DIRECTIONS:
Exactly as written, write out the lines below from the first to the one containing "325, 321, 318, 314, 311, 319, 311, 306, 303, 300]", inclusive. Pictures do not belong in the copy.

DATA:
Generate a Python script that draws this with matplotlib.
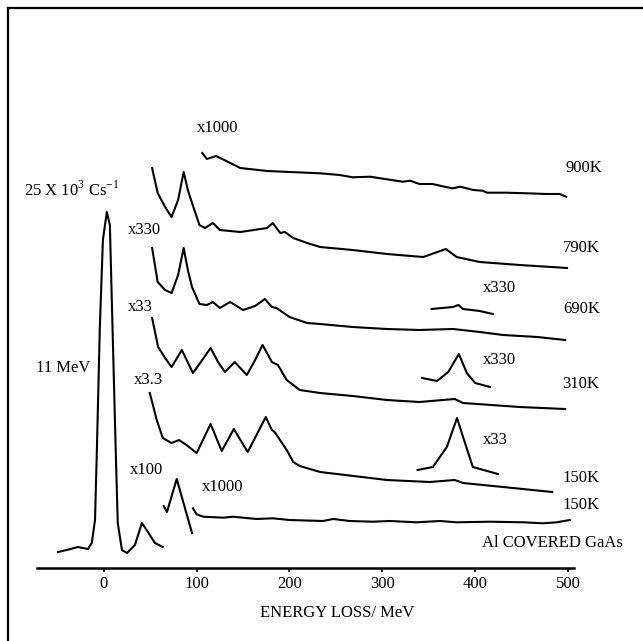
import matplotlib
matplotlib.use('Agg')
import matplotlib.pyplot as plt
from matplotlib.lines import Line2D

plt.rcParams['font.family'] = ['Liberation Serif', 'DejaVu Serif']
plt.rcParams['mathtext.fontset'] = 'custom'
plt.rcParams['mathtext.rm'] = 'Liberation Serif'

# energy loss (meV) and trace height above the axis (arbitrary units)
e_900 = [106, 111, 121, 147, 176, 233, 254, 268, 287, 305, 322, 330, 340, 354, 370, 376, 384,
         398, 408, 413, 434, 456, 477, 491, 498]
y_900 = [415, 409, 412, 400, 397, 394.7, 393, 390.7, 391.3, 388.7, 386.3, 387.3, 384, 384, 380.7,
         379.7, 381.3, 378, 377.3, 375.3, 375.3, 374.7, 374, 374, 371.3]

e_790 = [52, 58, 66, 73, 80, 86, 90.5, 95, 103, 109, 117.5, 125, 147, 176, 182, 190, 195, 204,
         219, 233, 268, 305, 344, 368.5, 380, 405, 448, 499]
y_790 = [400, 375, 361, 351, 368, 396, 378, 365, 343, 340, 345, 338, 336, 340, 345, 335, 336, 330,
         325, 321, 318, 314, 311, 319, 311, 306, 303, 300]

e_690 = [52, 58, 66, 73, 80, 86, 90.5, 95, 103, 111, 117.5, 125, 136, 150, 163, 173.5, 181, 186,
         200, 219, 233, 268, 305, 340, 376, 405, 430, 467, 497]
y_690 = [320, 286, 278, 275, 293, 320, 298, 281, 264, 263, 266, 260, 266, 258, 262, 269, 261, 260,
         251, 245, 244, 241, 239, 238, 239, 236, 233, 231, 228]
e_690_x330 = [353, 376, 382, 387, 405, 419]
y_690_x330 = [259, 261, 263, 259, 257, 254]

e_310 = [52, 58.5, 66, 73, 84, 96, 104.5, 115, 123, 130.5, 141, 154, 163, 171, 177, 181, 187.5,
         197, 211, 233, 268, 305, 340, 378, 387, 448, 497]
y_310 = [250, 221, 210, 201, 218, 195, 206, 220, 206, 196, 206, 193, 208, 223, 213, 206, 203,
         188, 178, 175, 172, 168, 166, 169, 165, 161, 159]
e_310_x330 = [343, 359, 371, 382.5, 391, 400, 416]
y_310_x330 = [190, 187, 196, 214, 195, 185, 181]

e_150 = [49.5, 57, 63.5, 73, 81, 89, 100, 115, 127, 140, 155, 174.5, 181, 184, 197, 204, 211,
         233, 305, 351, 378, 387, 430, 483]
y_150 = [175, 148, 130, 125, 128, 123, 115, 144, 117, 139, 116, 151, 138, 136, 118, 106, 102,
         96, 88, 86, 88, 85, 81, 76]
e_150_x33 = [338, 354.5, 369.5, 380.5, 387, 397.5, 424.5]
y_150_x33 = [98, 101, 121, 150, 131, 101, 94]

e_x100 = [64.5, 68, 78.5, 95]
y_x100 = [62, 56, 89, 35]
e_x1000 = [96, 100, 107, 129, 139, 164.5, 182, 200, 236, 247, 265, 290, 308, 337, 362, 380,
           416, 452, 473, 488, 502]
y_x1000 = [59.7, 53.7, 51.3, 50.3, 51.3, 49, 49.7, 48, 47, 49, 47, 46.3, 47, 45.7, 47, 45.7,
           46.3, 45.7, 44.7, 45.7, 48]

e_elastic = [-49.5, -40, -28, -17, -13, -9.5, -7.5, -4.3, -1, 3.2, 6.5, 9.7, 13, 15, 19.5, 25,
             33.5, 41, 47.5, 55, 63.5]
y_elastic = [16, 18, 21, 19, 25, 48, 118, 241, 328, 356, 343, 228, 111, 45, 18, 15, 23, 45, 36,
             25, 21]

x_ticks = [0, 100, 200, 300, 400, 500]

fig = plt.figure(figsize=(6.43, 6.41), dpi=100)
ax = fig.add_axes([37 / 643, 73 / 641, 537 / 643, 560 / 641])
ax.set_xlim(-72, 506.5)
ax.set_ylim(0, 560)

lw = 1.5
for e, y in [(e_900, y_900), (e_790, y_790), (e_690, y_690), (e_690_x330, y_690_x330),
             (e_310, y_310), (e_310_x330, y_310_x330), (e_150, y_150), (e_150_x33, y_150_x33),
             (e_x100, y_x100), (e_x1000, y_x1000), (e_elastic, y_elastic)]:
    ax.plot(e, y, color='black', lw=lw, solid_joinstyle='round', clip_on=False)

for s in ['top', 'right', 'left']:
    ax.spines[s].set_visible(False)
ax.spines['bottom'].set_linewidth(1.8)
ax.set_yticks([])
ax.set_xticks(x_ticks)
ax.tick_params(axis='x', length=3, width=1.2, pad=3, labelsize=12)

fs = 12
ax.text(123, 440, 'x1000', ha='center', va='center', fontsize=fs)
ax.text(-34.5, 378, r'25 X 10$^{3}$ Cs$^{-1}$', ha='center', va='center', fontsize=fs)
ax.text(44, 338, 'x330', ha='center', va='center', fontsize=fs)
ax.text(39, 261, 'x33', ha='center', va='center', fontsize=fs)
ax.text(-44, 200, '11 MeV', ha='center', va='center', fontsize=fs)
ax.text(48.5, 188, 'x3.3', ha='center', va='center', fontsize=fs)
ax.text(46, 98, 'x100', ha='center', va='center', fontsize=fs)
ax.text(128, 81, 'x1000', ha='center', va='center', fontsize=fs)

ax.text(497, 400, '900K', ha='left', va='center', fontsize=fs, clip_on=False)
ax.text(495, 320, '790K', ha='left', va='center', fontsize=fs, clip_on=False)
ax.text(408, 280, 'x330', ha='left', va='center', fontsize=fs)
ax.text(495, 259, '690K', ha='left', va='center', fontsize=fs, clip_on=False)
ax.text(408, 208, 'x330', ha='left', va='center', fontsize=fs)
ax.text(494, 184, '310K', ha='left', va='center', fontsize=fs, clip_on=False)
ax.text(408, 128, 'x33', ha='left', va='center', fontsize=fs)
ax.text(494, 90, '150K', ha='left', va='center', fontsize=fs, clip_on=False)
ax.text(494, 63, '150K', ha='left', va='center', fontsize=fs, clip_on=False)
ax.text(407, 25, 'Al COVERED GaAs', ha='left', va='center', fontsize=fs, clip_on=False)

ax.text(251, -45, 'ENERGY LOSS/ MeV', ha='center', va='center', fontsize=fs, clip_on=False)

# scanned frame (top and left edges only)
fig.add_artist(Line2D([8 / 643, 8 / 643], [0, 1 - 8 / 641], color='black', lw=1.6,
                      transform=fig.transFigure))
fig.add_artist(Line2D([8 / 643, 1], [1 - 8 / 641, 1 - 8 / 641], color='black', lw=1.6,
                      transform=fig.transFigure))

fig.savefig('out.png', dpi=100)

RESPONSE:
Generate a Python script that draws this with matplotlib.
import matplotlib
matplotlib.use('Agg')
import matplotlib.pyplot as plt
from matplotlib.lines import Line2D

plt.rcParams['font.family'] = ['Liberation Serif', 'DejaVu Serif']
plt.rcParams['mathtext.fontset'] = 'custom'
plt.rcParams['mathtext.rm'] = 'Liberation Serif'

# energy loss (meV) and trace height above the axis (arbitrary units)
e_900 = [106, 111, 121, 147, 176, 233, 254, 268, 287, 305, 322, 330, 340, 354, 370, 376, 384,
         398, 408, 413, 434, 456, 477, 491, 498]
y_900 = [415, 409, 412, 400, 397, 394.7, 393, 390.7, 391.3, 388.7, 386.3, 387.3, 384, 384, 380.7,
         379.7, 381.3, 378, 377.3, 375.3, 375.3, 374.7, 374, 374, 371.3]

e_790 = [52, 58, 66, 73, 80, 86, 90.5, 95, 103, 109, 117.5, 125, 147, 176, 182, 190, 195, 204,
         219, 233, 268, 305, 344, 368.5, 380, 405, 448, 499]
y_790 = [400, 375, 361, 351, 368, 396, 378, 365, 343, 340, 345, 338, 336, 340, 345, 335, 336, 330,
         325, 321, 318, 314, 311, 319, 311, 306, 303, 300]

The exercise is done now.